Пещерной пылью, синей плесенью Мои испачканы стихи. Они рождались в дни воскресные — Немногословны и тихи.

Они, как звери, быстро выросли, Крещенским снегом крещены В морозной тьме, в болотной сырости. И все же выжили они.

[14, т. 3, с. 7]

Много ли можно найти поэтов, у которых появился бы образ «пыльных», «испачканных плесенью» стихов? Кто еще воспринимал бы свои стихи в столь осязаемых образах, к тому же окрашенных в предельно приземленные и даже антиэстетические тона? Кто еще сравнил бы свои стихи со «зверьми»? Собственное поэтическое творчество мыслится Шаламовым не столько в духе лирического потока, сколько сквозь призму вполне конкретных, иногда даже «биологических» образов, что, безусловно, отсылает к традициям акмеизма.

Одно из стихотворений Шаламова можно даже воспринять как своего рода акмеистический манифест. Речь идет о стихотворении «Неосторожный юг...» из цикла «Синяя тетрадь»:

Неосторожный юг Влезает нам в тетради И солнцем, как утюг, Траву сырую гладит...

Свет птичьего пера, Отмытого до блеска, И дятла-столяра Знакомая стамеска.

Проснувшихся стихов И тополей неспящих, Зеленых языков, Шуршащих и дразнящих,

Мой заоконный мир, Являйся на бумагу, Ходи в тиши квартир Своим звериным шагом.

[14, т. 3, с. 99]

В основе образного мира стихотворения лежит вполне «акмеистический» призыв — приказ «заоконному» миру «явиться на бумагу», отразиться в стихах. Мир буквально «влезает» в тетрадь поэта — и не случайно Шаламов использует именно этот глагол. Поэт даже не ищет впечатлений окружающего мира — они сами внедряются, буквально «лезут» в его стихи. Все стихотворение представляет собой цепь зрительных

и слуховых образов: согретая солнцем трава, «свет птичьего пера», «зеленые языки» тополиных листьев, стук дятла.

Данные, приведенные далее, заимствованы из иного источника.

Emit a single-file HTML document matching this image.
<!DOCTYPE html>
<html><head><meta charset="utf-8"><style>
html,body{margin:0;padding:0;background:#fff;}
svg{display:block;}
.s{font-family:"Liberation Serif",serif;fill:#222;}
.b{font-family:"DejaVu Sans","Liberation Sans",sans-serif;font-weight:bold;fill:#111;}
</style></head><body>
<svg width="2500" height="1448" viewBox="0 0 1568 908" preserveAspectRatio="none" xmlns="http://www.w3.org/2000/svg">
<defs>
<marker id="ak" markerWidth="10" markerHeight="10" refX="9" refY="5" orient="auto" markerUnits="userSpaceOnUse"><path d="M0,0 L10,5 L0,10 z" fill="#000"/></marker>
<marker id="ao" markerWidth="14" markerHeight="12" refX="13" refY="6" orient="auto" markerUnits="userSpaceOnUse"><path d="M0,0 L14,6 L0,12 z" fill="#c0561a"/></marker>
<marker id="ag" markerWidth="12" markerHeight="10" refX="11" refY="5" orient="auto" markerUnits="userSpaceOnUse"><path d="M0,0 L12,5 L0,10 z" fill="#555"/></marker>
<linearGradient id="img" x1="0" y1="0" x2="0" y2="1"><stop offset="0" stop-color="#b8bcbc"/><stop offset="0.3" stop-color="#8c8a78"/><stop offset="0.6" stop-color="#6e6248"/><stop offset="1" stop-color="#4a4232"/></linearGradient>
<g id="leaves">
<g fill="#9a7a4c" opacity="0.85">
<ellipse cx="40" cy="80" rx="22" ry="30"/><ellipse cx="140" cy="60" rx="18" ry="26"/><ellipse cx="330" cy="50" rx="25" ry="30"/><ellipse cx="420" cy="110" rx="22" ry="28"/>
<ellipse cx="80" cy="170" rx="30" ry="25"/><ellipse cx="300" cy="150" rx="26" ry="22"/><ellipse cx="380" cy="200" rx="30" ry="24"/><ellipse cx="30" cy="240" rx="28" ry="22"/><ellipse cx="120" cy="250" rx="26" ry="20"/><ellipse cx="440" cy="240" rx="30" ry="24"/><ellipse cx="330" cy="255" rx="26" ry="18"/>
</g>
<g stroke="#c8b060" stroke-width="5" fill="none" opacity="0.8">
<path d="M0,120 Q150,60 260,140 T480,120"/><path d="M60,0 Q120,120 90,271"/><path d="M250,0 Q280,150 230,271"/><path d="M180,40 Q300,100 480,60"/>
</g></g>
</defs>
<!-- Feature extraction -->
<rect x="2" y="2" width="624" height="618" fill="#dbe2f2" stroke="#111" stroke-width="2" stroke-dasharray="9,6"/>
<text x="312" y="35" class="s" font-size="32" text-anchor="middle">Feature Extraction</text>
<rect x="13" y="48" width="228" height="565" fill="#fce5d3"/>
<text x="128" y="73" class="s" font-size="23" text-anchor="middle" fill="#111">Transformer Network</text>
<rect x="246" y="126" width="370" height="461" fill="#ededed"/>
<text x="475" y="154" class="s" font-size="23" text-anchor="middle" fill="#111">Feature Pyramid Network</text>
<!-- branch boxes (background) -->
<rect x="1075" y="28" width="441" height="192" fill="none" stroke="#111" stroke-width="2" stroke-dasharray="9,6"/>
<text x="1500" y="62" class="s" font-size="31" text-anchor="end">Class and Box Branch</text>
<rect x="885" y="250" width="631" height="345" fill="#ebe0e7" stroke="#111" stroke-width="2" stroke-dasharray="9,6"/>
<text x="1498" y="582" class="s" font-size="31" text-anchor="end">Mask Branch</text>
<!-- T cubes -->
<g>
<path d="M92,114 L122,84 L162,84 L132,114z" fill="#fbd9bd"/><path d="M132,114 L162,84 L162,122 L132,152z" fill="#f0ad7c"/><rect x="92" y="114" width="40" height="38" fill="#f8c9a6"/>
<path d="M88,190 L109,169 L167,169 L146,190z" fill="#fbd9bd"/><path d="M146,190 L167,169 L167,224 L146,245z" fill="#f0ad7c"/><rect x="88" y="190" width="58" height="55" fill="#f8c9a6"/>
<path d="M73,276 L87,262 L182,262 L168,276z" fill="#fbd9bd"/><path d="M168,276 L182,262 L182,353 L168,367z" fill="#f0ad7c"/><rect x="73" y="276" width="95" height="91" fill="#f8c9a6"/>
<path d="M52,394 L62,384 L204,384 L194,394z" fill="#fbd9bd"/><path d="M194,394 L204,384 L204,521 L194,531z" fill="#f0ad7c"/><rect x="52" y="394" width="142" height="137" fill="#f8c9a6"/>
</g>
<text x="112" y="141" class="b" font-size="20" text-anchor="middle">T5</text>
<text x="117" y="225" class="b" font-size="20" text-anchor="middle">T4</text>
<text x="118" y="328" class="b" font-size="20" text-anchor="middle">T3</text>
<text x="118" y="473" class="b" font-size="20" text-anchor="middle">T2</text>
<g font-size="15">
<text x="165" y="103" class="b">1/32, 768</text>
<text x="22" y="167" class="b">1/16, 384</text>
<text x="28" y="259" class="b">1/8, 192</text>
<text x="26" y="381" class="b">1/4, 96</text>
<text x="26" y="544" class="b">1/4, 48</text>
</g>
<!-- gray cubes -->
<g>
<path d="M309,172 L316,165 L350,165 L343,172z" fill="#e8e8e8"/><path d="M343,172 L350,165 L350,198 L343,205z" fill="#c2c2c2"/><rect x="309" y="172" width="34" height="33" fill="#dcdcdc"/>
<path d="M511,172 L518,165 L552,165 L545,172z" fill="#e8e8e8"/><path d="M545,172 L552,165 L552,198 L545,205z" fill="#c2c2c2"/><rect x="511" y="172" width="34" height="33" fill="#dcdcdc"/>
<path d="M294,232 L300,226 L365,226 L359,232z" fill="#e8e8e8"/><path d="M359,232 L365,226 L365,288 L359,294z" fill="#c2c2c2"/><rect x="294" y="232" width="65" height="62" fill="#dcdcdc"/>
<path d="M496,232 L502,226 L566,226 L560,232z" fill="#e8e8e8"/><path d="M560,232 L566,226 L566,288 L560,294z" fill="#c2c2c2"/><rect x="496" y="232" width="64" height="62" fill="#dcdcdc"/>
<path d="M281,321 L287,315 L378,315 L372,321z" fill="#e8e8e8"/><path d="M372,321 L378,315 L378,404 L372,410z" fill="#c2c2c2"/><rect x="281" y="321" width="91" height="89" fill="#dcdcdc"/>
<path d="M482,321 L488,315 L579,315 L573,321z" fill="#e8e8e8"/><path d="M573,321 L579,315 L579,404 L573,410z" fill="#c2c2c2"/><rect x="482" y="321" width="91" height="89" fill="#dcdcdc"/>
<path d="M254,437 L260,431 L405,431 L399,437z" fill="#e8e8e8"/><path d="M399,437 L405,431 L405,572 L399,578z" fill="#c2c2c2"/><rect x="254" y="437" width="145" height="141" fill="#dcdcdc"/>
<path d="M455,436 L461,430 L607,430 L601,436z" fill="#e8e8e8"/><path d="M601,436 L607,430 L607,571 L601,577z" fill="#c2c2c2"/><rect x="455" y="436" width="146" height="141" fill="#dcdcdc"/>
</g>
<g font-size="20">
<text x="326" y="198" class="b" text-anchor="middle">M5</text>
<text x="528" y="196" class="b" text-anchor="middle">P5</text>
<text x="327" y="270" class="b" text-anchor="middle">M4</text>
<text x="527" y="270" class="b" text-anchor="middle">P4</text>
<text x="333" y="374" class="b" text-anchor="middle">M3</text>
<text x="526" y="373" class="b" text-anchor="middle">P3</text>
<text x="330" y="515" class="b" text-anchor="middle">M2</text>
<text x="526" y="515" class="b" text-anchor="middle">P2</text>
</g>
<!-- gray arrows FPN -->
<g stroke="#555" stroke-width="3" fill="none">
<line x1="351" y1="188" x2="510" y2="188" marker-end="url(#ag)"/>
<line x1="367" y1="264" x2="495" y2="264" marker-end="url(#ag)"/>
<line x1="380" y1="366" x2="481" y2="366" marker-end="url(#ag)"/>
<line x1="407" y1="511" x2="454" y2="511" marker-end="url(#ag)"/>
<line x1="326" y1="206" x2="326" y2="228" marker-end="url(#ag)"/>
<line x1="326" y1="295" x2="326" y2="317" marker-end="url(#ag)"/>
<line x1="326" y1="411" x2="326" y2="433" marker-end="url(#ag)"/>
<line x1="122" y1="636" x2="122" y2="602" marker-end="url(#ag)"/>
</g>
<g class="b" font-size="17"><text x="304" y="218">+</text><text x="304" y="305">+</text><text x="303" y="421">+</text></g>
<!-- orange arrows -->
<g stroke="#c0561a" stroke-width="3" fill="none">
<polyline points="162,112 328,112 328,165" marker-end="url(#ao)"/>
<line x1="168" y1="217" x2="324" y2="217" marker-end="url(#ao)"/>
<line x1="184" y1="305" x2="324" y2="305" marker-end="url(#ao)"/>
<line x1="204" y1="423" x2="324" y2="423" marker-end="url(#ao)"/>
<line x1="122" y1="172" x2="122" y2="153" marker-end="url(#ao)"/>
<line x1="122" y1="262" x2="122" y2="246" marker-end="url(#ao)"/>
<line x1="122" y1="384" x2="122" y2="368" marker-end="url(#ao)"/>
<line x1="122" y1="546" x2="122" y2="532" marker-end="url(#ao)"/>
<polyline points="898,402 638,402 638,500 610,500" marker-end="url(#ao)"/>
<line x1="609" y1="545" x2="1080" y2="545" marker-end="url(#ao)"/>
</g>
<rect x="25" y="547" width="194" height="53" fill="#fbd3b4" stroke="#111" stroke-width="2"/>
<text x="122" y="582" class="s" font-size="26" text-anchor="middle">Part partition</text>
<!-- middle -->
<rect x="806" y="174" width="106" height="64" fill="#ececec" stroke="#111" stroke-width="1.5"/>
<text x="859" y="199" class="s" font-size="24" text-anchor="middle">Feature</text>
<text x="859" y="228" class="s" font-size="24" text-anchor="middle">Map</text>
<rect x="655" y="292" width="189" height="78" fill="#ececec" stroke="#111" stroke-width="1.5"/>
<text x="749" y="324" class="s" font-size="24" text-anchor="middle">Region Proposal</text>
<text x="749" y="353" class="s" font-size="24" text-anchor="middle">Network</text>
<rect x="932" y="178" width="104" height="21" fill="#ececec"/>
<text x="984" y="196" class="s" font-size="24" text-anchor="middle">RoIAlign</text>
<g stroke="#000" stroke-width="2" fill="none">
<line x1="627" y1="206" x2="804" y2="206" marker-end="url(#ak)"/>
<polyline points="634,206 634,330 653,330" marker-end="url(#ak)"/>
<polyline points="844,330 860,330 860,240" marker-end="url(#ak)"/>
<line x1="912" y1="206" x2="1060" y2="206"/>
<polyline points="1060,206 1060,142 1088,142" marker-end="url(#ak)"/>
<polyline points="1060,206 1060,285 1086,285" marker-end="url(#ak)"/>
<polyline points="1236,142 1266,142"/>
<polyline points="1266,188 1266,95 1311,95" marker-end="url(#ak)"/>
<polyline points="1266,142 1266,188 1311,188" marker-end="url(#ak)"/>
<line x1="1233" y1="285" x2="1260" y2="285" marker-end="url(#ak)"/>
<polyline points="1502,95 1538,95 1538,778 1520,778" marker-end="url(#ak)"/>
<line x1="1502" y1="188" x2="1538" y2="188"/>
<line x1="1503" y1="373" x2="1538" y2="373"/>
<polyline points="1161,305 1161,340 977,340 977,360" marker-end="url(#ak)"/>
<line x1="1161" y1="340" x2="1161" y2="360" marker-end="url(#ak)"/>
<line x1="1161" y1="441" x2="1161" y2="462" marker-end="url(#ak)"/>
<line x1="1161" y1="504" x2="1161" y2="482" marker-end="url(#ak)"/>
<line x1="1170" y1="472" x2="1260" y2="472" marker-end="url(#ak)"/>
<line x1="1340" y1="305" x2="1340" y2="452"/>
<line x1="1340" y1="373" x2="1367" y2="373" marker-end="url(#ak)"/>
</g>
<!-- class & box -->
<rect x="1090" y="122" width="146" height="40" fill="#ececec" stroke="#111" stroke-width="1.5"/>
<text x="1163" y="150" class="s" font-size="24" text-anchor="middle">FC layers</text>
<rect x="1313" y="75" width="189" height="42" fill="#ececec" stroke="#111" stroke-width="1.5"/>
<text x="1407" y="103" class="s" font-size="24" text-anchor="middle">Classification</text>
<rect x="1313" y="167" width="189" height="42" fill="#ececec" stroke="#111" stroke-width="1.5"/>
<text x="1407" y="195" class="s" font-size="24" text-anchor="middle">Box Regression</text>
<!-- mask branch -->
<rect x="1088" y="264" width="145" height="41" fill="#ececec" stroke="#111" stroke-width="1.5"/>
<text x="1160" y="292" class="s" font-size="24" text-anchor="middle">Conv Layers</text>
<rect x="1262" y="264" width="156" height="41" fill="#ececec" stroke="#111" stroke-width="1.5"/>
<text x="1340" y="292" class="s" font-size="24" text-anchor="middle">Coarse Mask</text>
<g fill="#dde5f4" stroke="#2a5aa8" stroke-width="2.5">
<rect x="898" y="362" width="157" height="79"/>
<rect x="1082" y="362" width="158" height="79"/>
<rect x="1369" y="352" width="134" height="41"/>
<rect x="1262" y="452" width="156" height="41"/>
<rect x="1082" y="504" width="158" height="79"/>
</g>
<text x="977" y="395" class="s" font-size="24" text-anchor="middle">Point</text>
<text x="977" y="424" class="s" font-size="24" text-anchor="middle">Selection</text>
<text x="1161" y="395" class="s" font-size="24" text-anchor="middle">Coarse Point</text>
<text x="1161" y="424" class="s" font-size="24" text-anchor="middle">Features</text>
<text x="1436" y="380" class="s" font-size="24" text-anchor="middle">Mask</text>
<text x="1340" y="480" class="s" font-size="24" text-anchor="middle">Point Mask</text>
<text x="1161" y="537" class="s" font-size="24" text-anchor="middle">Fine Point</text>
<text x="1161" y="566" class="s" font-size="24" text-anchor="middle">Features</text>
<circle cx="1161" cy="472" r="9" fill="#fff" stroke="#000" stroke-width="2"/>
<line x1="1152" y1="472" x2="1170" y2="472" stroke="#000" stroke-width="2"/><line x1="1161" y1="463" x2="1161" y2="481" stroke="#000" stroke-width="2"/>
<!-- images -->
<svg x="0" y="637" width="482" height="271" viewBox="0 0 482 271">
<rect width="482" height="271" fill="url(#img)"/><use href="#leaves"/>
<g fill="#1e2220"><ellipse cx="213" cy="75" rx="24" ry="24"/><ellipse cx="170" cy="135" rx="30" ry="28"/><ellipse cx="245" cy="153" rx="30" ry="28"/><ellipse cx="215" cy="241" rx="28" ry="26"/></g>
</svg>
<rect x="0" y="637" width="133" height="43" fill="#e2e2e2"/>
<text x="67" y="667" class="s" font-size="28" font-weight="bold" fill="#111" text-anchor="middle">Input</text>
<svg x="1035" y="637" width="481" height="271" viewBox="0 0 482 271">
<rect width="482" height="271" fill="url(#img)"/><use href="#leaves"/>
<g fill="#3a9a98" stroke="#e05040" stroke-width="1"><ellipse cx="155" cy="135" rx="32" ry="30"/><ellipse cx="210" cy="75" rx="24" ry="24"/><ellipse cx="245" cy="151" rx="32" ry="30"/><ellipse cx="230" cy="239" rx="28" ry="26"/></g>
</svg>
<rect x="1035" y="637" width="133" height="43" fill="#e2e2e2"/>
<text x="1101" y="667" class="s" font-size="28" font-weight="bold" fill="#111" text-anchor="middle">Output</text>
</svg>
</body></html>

Все это богатство красок и звуков мира входит в сознание поэта и выплескивается в стихотворных строках. Вновь, как и в первом стихотворении «Колымских тетрадей», здесь появляется «биологическая» метафора: в четвертой строфе возникает образ мира, идущего «звериным шагом». Сразу вспоминается известное утверждение Гумилева: «Как адамисты, мы немного лесные звери.» [3, с. 85]. Первозданный, естественный мир для поэта-акмеиста дороже, чем любые теоретические измышления. Шаламов вполне согласился бы с подобной идейной и художественной установкой.

Наследие акмеизма проявляется у Шаламова и в том, что внутреннее зачастую преломляется в его поэзии через внешнее, душевные переживания — сквозь призму соответствий предметного плана. У Шаламова читатель не столь часто находит «чистые» лирические монологи, где поэт изливал бы захлестывающую его эмоцию. Значительно более типичная для Шаламова творческая тактика — характеризовать внутреннее состояние через осязаемые, предметные образы. Подобный принцип в высшей степени присущ художественному мышлению А. А. Ахматовой. Как справедливо отмечает Л. Г. Кихней, в поэзии Ахматовой «вещные образы становятся семантически двуплановыми, двунаправленными. Они характеризуют, с одной стороны, объект, внешний мир, с другой — воспринимающее его лирическое сознание» [8]. Отсюда и свойственная Ахматовой «скрупулезная проработка деталей, особый эффект "стереоскопического" изображения мира — в звуках, запахах (палитра которых особенно разработана), цвете, пластических формах, фактуре материала» [8].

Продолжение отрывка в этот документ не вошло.